══ Dataset section

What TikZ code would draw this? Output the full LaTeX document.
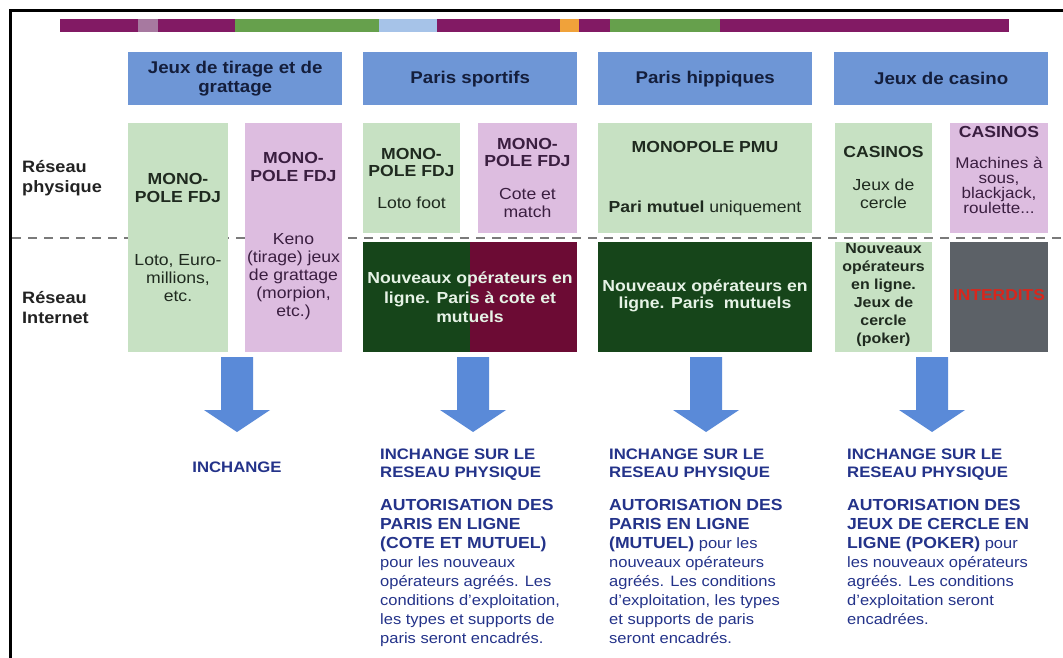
\documentclass[tikz,border=0pt]{standalone}
\usepackage{fontspec}
\setmainfont{Liberation Sans}[FakeStretch=1.1]
\definecolor{barpurple}{HTML}{821A64}
\definecolor{barlilac}{HTML}{A779A0}
\definecolor{bargreen}{HTML}{66A04C}
\definecolor{barblue}{HTML}{A6C3E8}
\definecolor{barorange}{HTML}{F0A23A}
\definecolor{headblue}{HTML}{6E96D6}
\definecolor{headtext}{HTML}{141E3C}
\definecolor{sidetext}{HTML}{222222}
\definecolor{boxgreen}{HTML}{C7E1C3}
\definecolor{boxpink}{HTML}{DDBDE0}
\definecolor{darkgreen}{HTML}{16451A}
\definecolor{maroon}{HTML}{6C0B34}
\definecolor{boxgray}{HTML}{5C6167}
\definecolor{interdit}{HTML}{D9261C}
\definecolor{arrowblue}{HTML}{5A8AD8}
\definecolor{navy}{HTML}{24338A}
\definecolor{dashgray}{HTML}{7A7A7A}
\definecolor{greentext}{HTML}{1F2A1F}
\definecolor{pinktext}{HTML}{3A1E40}
\definecolor{lighttext}{HTML}{E6F2E6}

\tikzset{
  head/.style={fill=headblue,text=headtext,font=\fontsize{17}{19}\selectfont\bfseries,align=center,minimum width=214,minimum height=53,inner sep=0,anchor=north west},
  side/.style={text=sidetext,font=\fontsize{16.5}{20}\selectfont\bfseries,align=left,anchor=west,inner sep=0},
  btitle/.style={font=\fontsize{16}{17.5}\selectfont\bfseries,align=center,inner sep=0},
  btext/.style={font=\fontsize{16}{18}\selectfont,align=center,inner sep=0},
  bluehead/.style={text=navy,font=\fontsize{15.2}{18}\selectfont\bfseries,align=left,anchor=north west,inner sep=0},
  bluetext/.style={text=navy,font=\fontsize{15}{19}\selectfont,align=left,anchor=north west,inner sep=0}
}
\newcommand{\capsb}[1]{{\fontsize{16}{19}\selectfont\bfseries #1}}

\begin{document}
\begin{tikzpicture}[x=1pt,y=-1pt]
\useasboundingbox (0,0) rectangle (1063,658);
\fill[white] (0,0) rectangle (1063,658);
\draw[line width=3] (10,658) -- (10,11) -- (1063,11);

\foreach \xa/\xb/\col in {60/138/barpurple,138/158/barlilac,158/235/barpurple,235/379/bargreen,379/437/barblue,437/560/barpurple,560/579/barorange,579/610/barpurple,610/720/bargreen,720/1009/barpurple}
  \fill[\col] (\xa,19) rectangle (\xb,32);

\node[head] (tirage) at (128,52) {Jeux de tirage et de\\grattage};
\node[head] (sportifs) at (363,52) {Paris sportifs};
\node[head] (hippiques) at (598,52) {Paris hippiques};
\node[head] (casino) at (834,52) {Jeux de casino};

\draw[dashgray,line width=2.5,dash pattern=on 9 off 7] (12,238) -- (1063,238);

\fill[boxgreen] (128,123) rectangle (228,352);
\fill[boxpink] (245,123) rectangle (342,352);
\fill[boxgreen] (363,123) rectangle (460,233);
\fill[boxpink] (478,123) rectangle (577,233);
\fill[boxgreen] (598,123) rectangle (812,233);
\fill[boxgreen] (835,123) rectangle (932,233);
\fill[boxpink] (950,123) rectangle (1048,233);
\fill[darkgreen] (363,242) rectangle (470,352);
\fill[maroon] (470,242) rectangle (577,352);
\fill[darkgreen] (598,242) rectangle (812,352);
\fill[boxgreen] (835,242) rectangle (932,352);
\fill[boxgray] (950,242) rectangle (1048,352);

\node[side] (physique) at (22,178) {Réseau\\physique};
\node[side] (internet) at (22,308) {Réseau\\Internet};

\node[btitle,text=greentext] (fdjA) at (178,188) {MONO-\\POLE FDJ};
\node[btext,text=greentext] (loto) at (178,278) {Loto, Euro-\\millions,\\etc.};
\node[btitle,text=pinktext] (fdjB) at (293.5,167) {MONO-\\POLE FDJ};
\node[btext,text=pinktext] (keno) at (293.5,277) {Keno\\(tirage) jeux\\de grattage\\(morpion,\\etc.)};
\node[btitle,text=greentext] (fdjC) at (411.5,162.5) {MONO-\\POLE FDJ};
\node[btext,text=greentext] (lotofoot) at (411.5,203) {Loto foot};
\node[btitle,text=pinktext] (fdjD) at (527.5,152.5) {MONO-\\POLE FDJ};
\node[btext,text=pinktext] (cote) at (527.5,203) {Cote et\\match};
\node[btitle,text=greentext] (pmu) at (705,147) {MONOPOLE PMU};
\node[btext,text=greentext] (mutuel) at (705,208) {\textbf{Pari mutuel} uniquement};
\node[btitle,text=greentext] (casA) at (883.5,152) {CASINOS};
\node[btext,text=greentext] (cercle) at (883.5,193.5) {Jeux de\\cercle};
\node[btitle,text=pinktext] (casB) at (999,132) {CASINOS};
\node[btext,text=pinktext,font=\fontsize{15.5}{15}\selectfont] (machines) at (999,185) {Machines à\\sous,\\blackjack,\\roulette...};

\node[btitle,text=lighttext,font=\fontsize{16}{19.5}\selectfont\bfseries] (enligneA) at (470,297.5) {Nouveaux opérateurs en\\ligne. Paris à cote et\\mutuels};
\node[btitle,text=lighttext,font=\fontsize{16}{17}\selectfont\bfseries] (enligneB) at (705,296) {Nouveaux opérateurs en\\ligne. Paris~~mutuels};
\node[btitle,text=greentext,font=\fontsize{14.5}{18}\selectfont\bfseries] (poker) at (883.5,295) {Nouveaux\\opérateurs\\en ligne.\\Jeux de\\cercle\\(poker)};
\node[btitle,text=interdit,font=\fontsize{15.8}{18}\selectfont\bfseries] (interdits) at (999,295) {INTERDITS};

\foreach \x in {237,473,706,932}
  \fill[arrowblue] (\x-16,357) -- (\x+16,357) -- (\x+16,410) -- (\x+33,410) -- (\x,432) -- (\x-33,410) -- (\x-16,410) -- cycle;

\node[bluehead,anchor=center] (inchange) at (237,467) {INCHANGE};

\node[bluehead] (physA) at (380,449) {INCHANGE SUR LE\\RESEAU PHYSIQUE};
\node[bluetext] (autoA) at (380,499) {\capsb{AUTORISATION DES}\\\capsb{PARIS EN LIGNE}\\\capsb{(COTE ET MUTUEL)}\\pour les nouveaux\\opérateurs agréés. Les\\conditions d'exploitation,\\les types et supports de\\paris seront encadrés.};

\node[bluehead] (physB) at (609,449) {INCHANGE SUR LE\\RESEAU PHYSIQUE};
\node[bluetext] (autoB) at (609,499) {\capsb{AUTORISATION DES}\\\capsb{PARIS EN LIGNE}\\\capsb{(MUTUEL)} pour les\\nouveaux opérateurs\\agréés. Les conditions\\d'exploitation, les types\\et supports de paris\\seront encadrés.};

\node[bluehead] (physC) at (847,449) {INCHANGE SUR LE\\RESEAU PHYSIQUE};
\node[bluetext] (autoC) at (847,499) {\capsb{AUTORISATION DES}\\\capsb{JEUX DE CERCLE EN}\\\capsb{LIGNE (POKER)} pour\\les nouveaux opérateurs\\agréés. Les conditions\\d'exploitation seront\\encadrées.};

\end{tikzpicture}
\end{document}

════

Copy and report every line where the word "draw" is present.

What TikZ code would draw this? Output the full LaTeX document.
\draw[line width=3] (10,658) -- (10,11) -- (1063,11);
\draw[dashgray,line width=2.5,dash pattern=on 9 off 7] (12,238) -- (1063,238);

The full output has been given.